China is the only real “friend” to North Korea, mainly because they share a land border, and nearly all of North Korea’s food and energy supplies arrive via one road from China. This is a friendship of necessity rather than trust. So, what is China doing to help? Actually, they have proposed an option to get the discussions started, called “suspension for suspension,” but their terms are not acceptable to the Trump administration.

The last time the U.S. needed to discuss a sticky situation with a country where it had no diplomats, as in the case of Cuba in 2015, we got the pope involved. I doubt even the pope wants to go anywhere near North Korea. Although rumors have surfaced that the backdoor UN diplomatic channel in New York has been re-established, if these two clowns of leaders keep up the supercharged vitriol, one wrong tweet could accidentally launch World War III before these diplomats even have time for a tea.

What is the U.S. to do?

It’s time to send in Dennis Rodman.

Dennis Rodman: Friends with both sides

Rodman, a basketball hall of famer who played college hoops at Southeastern Oklahoma State University, seems truly to be friends with both sides. He’s appeared twice on The Celebrity Apprentice and tweeted his support for Trump during the campaign. On the other side of the world, The Worm says he has sung karaoke and ridden horses with Kim Jong-Un.

Rodman was in North Korea on his fifth trip there as recently as June 13, although for what purpose has not fully been discovered. To his credit, Rodman announced that “The main thing we doing is trying to open doors between both countries,” which might be exactly what the U.S. needs right now to avoid catastrophe.

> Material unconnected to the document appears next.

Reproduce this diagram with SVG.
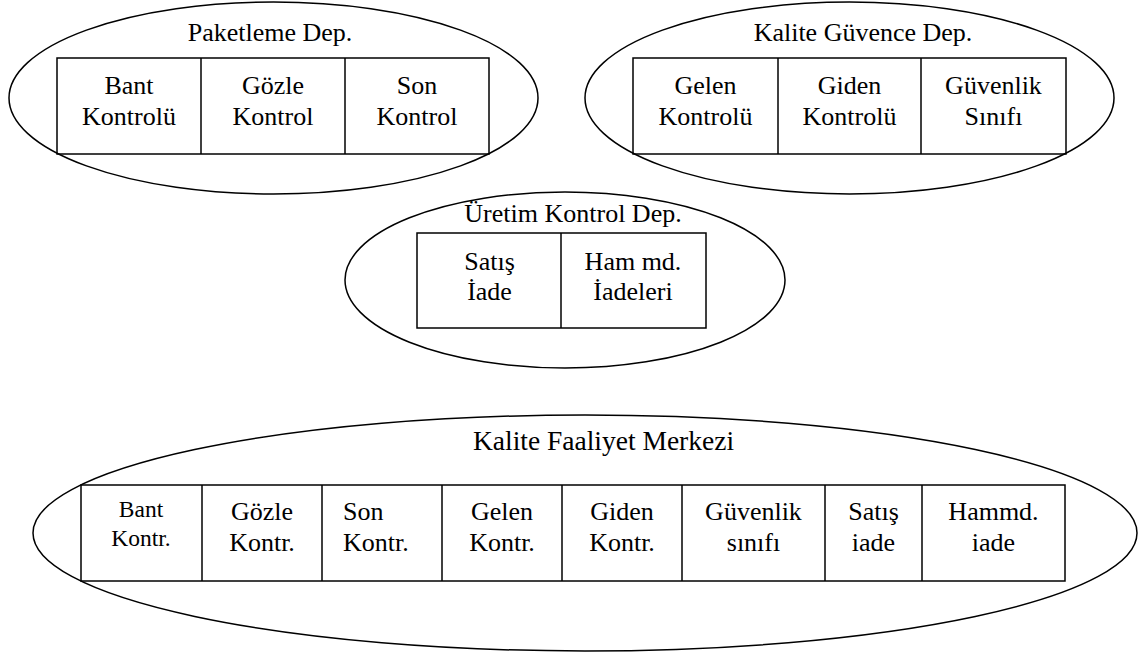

Over the years, Rodman became famous for his shenanigans and tattooed, pierced and sometimes cross-dressed look. He’s also done a few stints in rehab, including one paradoxically right after his 2014 trip to North Korea. As he moves into the second (or possibly third) phase of his career, maybe he’s genuinely looking to take on a more serious persona, to give something back, to fight the good fight.

Fight clowns with clowns

Anyone, including Rodman, can see the benefit of avoiding nuclear war. Indeed, Rodman has taken this new “career” wholly to heart and is even selling limited edition Ambassador Rodman T-shirts for $24.99 to help “save the world.”

Trump did impose a ban on Americans traveling to North Korea, but as long as Rodman arrives before the ban takes effect on September 1, Trump won’t even have to bend his own rules.

So why not? Let’s fight clowns with clowns. He might be the only person both sides will actually listen to.